Pollsters are the red-haired stepchild of politics when it comes to holding truly significant roles in major presidential campaigns. Sure, there have been some exceptions. Pat Caddell was a major player in one of Jimmy Carter’s presidential bids. Bob Teeter played a top management role in at least one George H.W. Bush campaign, but some would argue that his strategic roll was less influential. Similarly, the actual campaign clout of Reagan pollster Richard Wirthlin seems disputed when Reagan insiders tell tales. Dick Morris, of course, played a major role in Bill Clinton’s campaigning, but some would count Dick a strategist first and a pollster second, so I’m not completely certain he figures in this analysis. The number of pollsters who have risen to the undisputed tip of the campaign pyramid is, maybe, zero.

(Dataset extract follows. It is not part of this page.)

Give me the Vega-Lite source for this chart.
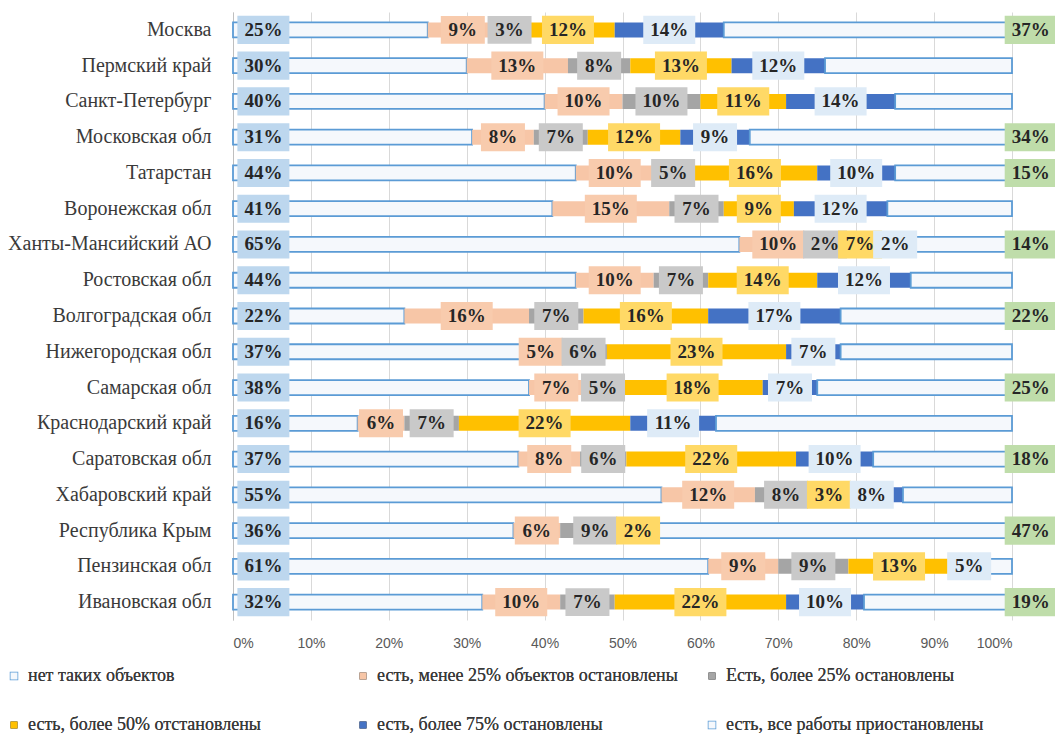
{
  "$schema": "https://vega.github.io/schema/vega-lite/v6.json",
  "width": 779,
  "height": 608,
  "autosize": {"type": "none"},
  "padding": {"left": 233, "top": 12, "right": 43, "bottom": 117},
  "background": "white",
  "config": {"view": {"stroke": null}, "font": "Times New Roman, Liberation Serif, DejaVu Serif, serif", "legend": {"padding": 0}},
  "data": {
    "values": [
      {"r": "Москва", "s1": 25, "s2": 9, "s3": 3, "s4": 12, "s5": 14, "s6": 37},
      {"r": "Пермский край", "s1": 30, "s2": 13, "s3": 8, "s4": 13, "s5": 12, "s6": 24},
      {"r": "Санкт-Петербург", "s1": 40, "s2": 10, "s3": 10, "s4": 11, "s5": 14, "s6": 15},
      {"r": "Московская обл", "s1": 31, "s2": 8, "s3": 7, "s4": 12, "s5": 9, "s6": 34},
      {"r": "Татарстан", "s1": 44, "s2": 10, "s3": 5, "s4": 16, "s5": 10, "s6": 15},
      {"r": "Воронежская обл", "s1": 41, "s2": 15, "s3": 7, "s4": 9, "s5": 12, "s6": 16},
      {"r": "Ханты-Мансийский АО", "s1": 65, "s2": 10, "s3": 2, "s4": 7, "s5": 2, "s6": 14},
      {"r": "Ростовская обл", "s1": 44, "s2": 10, "s3": 7, "s4": 14, "s5": 12, "s6": 13},
      {"r": "Волгоградская обл", "s1": 22, "s2": 16, "s3": 7, "s4": 16, "s5": 17, "s6": 22},
      {"r": "Нижегородская обл", "s1": 37, "s2": 5, "s3": 6, "s4": 23, "s5": 7, "s6": 22},
      {"r": "Самарская обл", "s1": 38, "s2": 7, "s3": 5, "s4": 18, "s5": 7, "s6": 25},
      {"r": "Краснодарский край", "s1": 16, "s2": 6, "s3": 7, "s4": 22, "s5": 11, "s6": 38},
      {"r": "Саратовская обл", "s1": 37, "s2": 8, "s3": 6, "s4": 22, "s5": 10, "s6": 18},
      {"r": "Хабаровский край", "s1": 55, "s2": 12, "s3": 8, "s4": 3, "s5": 8, "s6": 14},
      {"r": "Республика Крым", "s1": 36, "s2": 6, "s3": 9, "s4": 2, "s5": 0, "s6": 47},
      {"r": "Пензинская обл", "s1": 61, "s2": 9, "s3": 9, "s4": 13, "s5": 5, "s6": 3},
      {"r": "Ивановская обл", "s1": 32, "s2": 10, "s3": 7, "s4": 22, "s5": 10, "s6": 19}
    ]
  },
  "transform": [
    {"fold": ["s1", "s2", "s3", "s4", "s5", "s6"], "as": ["key", "v"]},
    {"stack": "v", "groupby": ["r"], "sort": [{"field": "key", "order": "ascending"}], "offset": "normalize", "as": ["x0", "x1"]},
    {"calculate": "datum.key == 's1' ? 0.039 : datum.key == 's6' ? 1.024 : (datum.x0 + datum.x1) / 2", "as": "lx"},
    {"calculate": "datum.v + '%'", "as": "lab"}
  ],
  "encoding": {
    "y": {
      "field": "r",
      "type": "nominal",
      "sort": ["Москва", "Пермский край", "Санкт-Петербург", "Московская обл", "Татарстан", "Воронежская обл", "Ханты-Мансийский АО", "Ростовская обл", "Волгоградская обл", "Нижегородская обл", "Самарская обл", "Краснодарский край", "Саратовская обл", "Хабаровский край", "Республика Крым", "Пензинская обл", "Ивановская обл"],
      "scale": {"paddingInner": 0, "paddingOuter": 0},
      "axis": {"title": null, "labelFont": "Times New Roman, Liberation Serif, DejaVu Serif, serif", "labelFontSize": 20, "labelColor": "#3a3a3a", "labelLimit": 300, "ticks": false, "labelPadding": 22, "domainColor": "#BFBFBF", "domainWidth": 1}
    }
  },
  "layer": [
    {
      "mark": {"type": "bar", "size": 15, "strokeWidth": 1.8},
      "encoding": {
        "x": {
          "field": "x0", "type": "quantitative",
          "scale": {"domain": [0, 1], "nice": false},
          "axis": {"title": null, "values": [0, 0.1, 0.2, 0.3, 0.4, 0.5, 0.6, 0.7, 0.8, 0.9, 1], "format": ".0%", "grid": true, "gridColor": "#D9D9D9", "domain": false, "ticks": false, "labelFont": "Liberation Sans, Arial, sans-serif", "labelFontSize": 14, "labelColor": "#595959", "labelPadding": 16}
        },
        "x2": {"field": "x1"},
        "fill": {
          "field": "key", "type": "nominal",
          "scale": {"domain": ["s1", "s2", "s3", "s4", "s5", "s6"], "range": ["#F5F8FC", "#F7C6A7", "#A5A5A5", "#FFC000", "#4472C4", "#F5F8FC"]},
          "legend": {"title": null, "orient": "none", "direction": "horizontal", "legendX": -228, "legendY": 655, "columns": 3, "gridAlign": "all", "columnPadding": 25, "rowPadding": 31, "symbolType": "square", "symbolSize": 49, "symbolStrokeWidth": 1.5, "labelOffset": 5, "labelFont": "Times New Roman, Liberation Serif, DejaVu Serif, serif", "labelFontSize": 18, "labelColor": "#3a3a3a", "labelLimit": 500,
            "labelExpr": "datum.label == 's1' ? 'нет таких объектов' : datum.label == 's2' ? 'есть, менее 25% объектов остановлены' : datum.label == 's3' ? 'Есть, более 25% остановлены' : datum.label == 's4' ? 'есть, более 50% отстановлены' : datum.label == 's5' ? 'есть, более 75% остановлены' : 'есть, все работы приостановлены'"}
        },
        "stroke": {
          "field": "key", "type": "nominal",
          "scale": {"domain": ["s1", "s2", "s3", "s4", "s5", "s6"], "range": ["#5B9BD5", "transparent", "transparent", "transparent", "transparent", "#5B9BD5"]},
          "legend": {"title": null, "orient": "none", "direction": "horizontal", "legendX": -228, "legendY": 655, "columns": 3, "gridAlign": "all", "columnPadding": 25, "rowPadding": 31, "symbolType": "square", "symbolSize": 49, "symbolStrokeWidth": 1.5, "labelOffset": 5, "labelFont": "Times New Roman, Liberation Serif, DejaVu Serif, serif", "labelFontSize": 18, "labelColor": "#3a3a3a", "labelLimit": 500,
            "labelExpr": "datum.label == 's1' ? 'нет таких объектов' : datum.label == 's2' ? 'есть, менее 25% объектов остановлены' : datum.label == 's3' ? 'Есть, более 25% остановлены' : datum.label == 's4' ? 'есть, более 50% отстановлены' : datum.label == 's5' ? 'есть, более 75% остановлены' : 'есть, все работы приостановлены'"}
        }
      }
    },
    {
      "transform": [{"filter": "datum.v > 0 && (datum.key != 's6' || indexof(['Москва', 'Московская обл', 'Татарстан', 'Ханты-Мансийский АО', 'Волгоградская обл', 'Самарская обл', 'Саратовская обл', 'Республика Крым', 'Ивановская обл'], datum.r) >= 0)"}],
      "mark": {"type": "point", "filled": true, "opacity": 1, "strokeWidth": 0},
      "encoding": {
        "x": {"field": "lx", "type": "quantitative"},
        "fill": {
          "field": "key", "type": "nominal",
          "scale": {"domain": ["s1", "s2", "s3", "s4", "s5", "s6"], "range": ["#BDD7EE", "#F8CBAD", "#C9C9C9", "#FFD966", "#DEEBF7", "#BFDDAA"]},
          "legend": null
        },
        "shape": {"condition": {"test": "datum.v < 10", "value": "M-1,-0.636L1,-0.636L1,0.636L-1,0.636Z"}, "value": "M-1,-0.54L1,-0.54L1,0.54L-1,0.54Z"},
        "size": {"condition": {"test": "datum.v < 10", "value": 1936}, "value": 2704}
      }
    },
    {
      "transform": [{"filter": "datum.v > 0 && (datum.key != 's6' || indexof(['Москва', 'Московская обл', 'Татарстан', 'Ханты-Мансийский АО', 'Волгоградская обл', 'Самарская обл', 'Саратовская обл', 'Республика Крым', 'Ивановская обл'], datum.r) >= 0)"}],
      "mark": {"type": "text", "font": "Times New Roman, Liberation Serif, DejaVu Serif, serif", "fontWeight": "bold", "fontSize": 19, "color": "#262626"},
      "encoding": {
        "x": {"field": "lx", "type": "quantitative"},
        "text": {"field": "lab", "type": "nominal"}
      }
    }
  ],
  "resolve": {"scale": {"fill": "independent"}}
}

If called upon to explain the paucity of pollsters in prominent presidential campaign roles, some wags might mention the geek factor as limiting the upward mobility of number-busters. Many of our kind, even if not genuine academics, seem a little more like professors than slick ad-men, polished PR plotters or buttoned-down managers. I have been told that it is for this reason that Chris Matthews’s “Hardball” has a policy (or had a policy) of never having pollsters as guests. We’re just not good theater, I suppose, further confirming that the always-theatrical Dick Morris couldn’t possibly be a real pollster.

But I’d prefer to believe that pollsters are overlooked for top campaign positions because it’s their nature and role in campaigns to be candid. Honest assessment doesn’t always help your status in an enterprise staffed mostly by spinners and self-promoters. My first mentor in this business, pollster V. Lance Tarrance, once told me that his greatest satisfaction in politics was being the lone individual in a campaign whose sole responsibility is to tell the truth. He relished the role. But he also knew this responsibility had its consequences. This business has a “shoot the messenger” mentality when it comes to any bad news in a campaign. And few campaigns get by without the pollster delivering some of that bad news.

Mark Penn’s ostensible failure was in his outside associations, but I’d bet that the frequent bad news in Clinton’s world, and Penn’s role in delivering that news, was just as much a factor in his fall.
 
Hill is director of Hill Research Consultants, a Texas-based firm that has polled for GOP candidates and causes since 1988.